In 2014, the chief prisons inspector Nick Hardwick called for a time limit to detention after it was revealed that 99 pregnant women had been locked up. A year later, more than 3,300 people were detained in removal centres under immigration powers, with hundreds of others kept in prisons.

At the age of 14, Deniz was held in detention in Dungavel. Even today he says he still suffers from depression.

"Around 6am, they broke down my door and threw me on the floor," he says. "Two of the immigration officers taunted me all the way to van. They were laughing at me and whispering racial slurs."

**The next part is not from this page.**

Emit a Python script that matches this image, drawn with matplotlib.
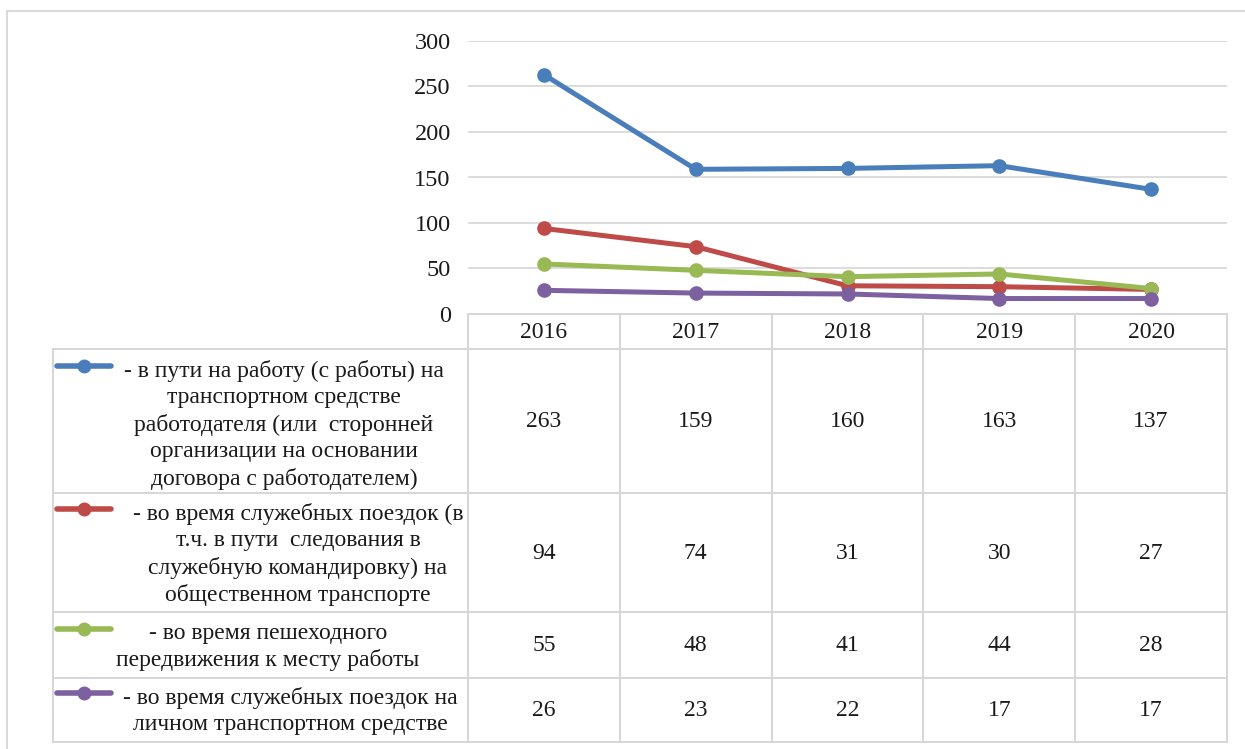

According to the Home Office's annual report for 2016, immigration detention costs the taxpayer £125m every year. That totals to just under £34,000 per detainee per annum. Furthermore, inappropriate use of immigration detention (e.g. lengthy detention) can lead to further costs as a result of compensation payments.

The MP for Glasgow North, Patrick Grady, has pledged his support to a campaign calling for an end to the indefinite detention of migrants.

"We need a new approach which prioritises compassion and fairness over punishment and isolation," Grady says. "Some of the practices employed at the Dungavel detention centre in Scotland, including the detention of children, have been absolutely shameful and show why we need a new direction when it comes to asylum and immigration policy."

With migrants spending months and years waiting for their cases to be heard, one of the few reliefs comes in communicating with the outside world. But for centres established by a developed country, access to technology is incredibly limited. With no phone or internet access, monitoring of social media and strict restrictions on campaigners trying to visit, the detainees trapped there are essentially cut off from the world.

In recent years, a number of detainees launched hunger strikes, some for more than two months, to try to win release. Some said indefinite detention is harder to bear than a prison term.
"When a criminal commits a crime they are aware of how long they are going to serve their sentence," says Amal Azzudin, the Scottish Refugee Council ambassador. "However, an asylum seeker who is fleeing war or persecution can be detained indefinitely. It is appalling that we have a system that treats innocent human beings this way."

The indefinite detention has also alarmed human rights and anti-racism organisations.

"There is no reasonable justification for the use of indefinite detention," Naomi McAuliffe, Amnesty International's Scotland programme director, says. "It is expensive, ineffective, and has proven to be extremely harmful to many of those detained. People would be shocked to learn the full extent of rights abuses the most vulnerable people face in detention – the UK detains rape victims, torture survivors, and people with serious mental illness."

All of this was ignored by Theresa May while she was home secretary so there is little reason to believe that she will listen now. It's also likely that issues such as this will be forgotten or pushed to one side while politicians focus on Brexit. But if we really want to call ourselves a civilised country, it's time to put an end to indefinite detention and do what those protesters demand: shut it down.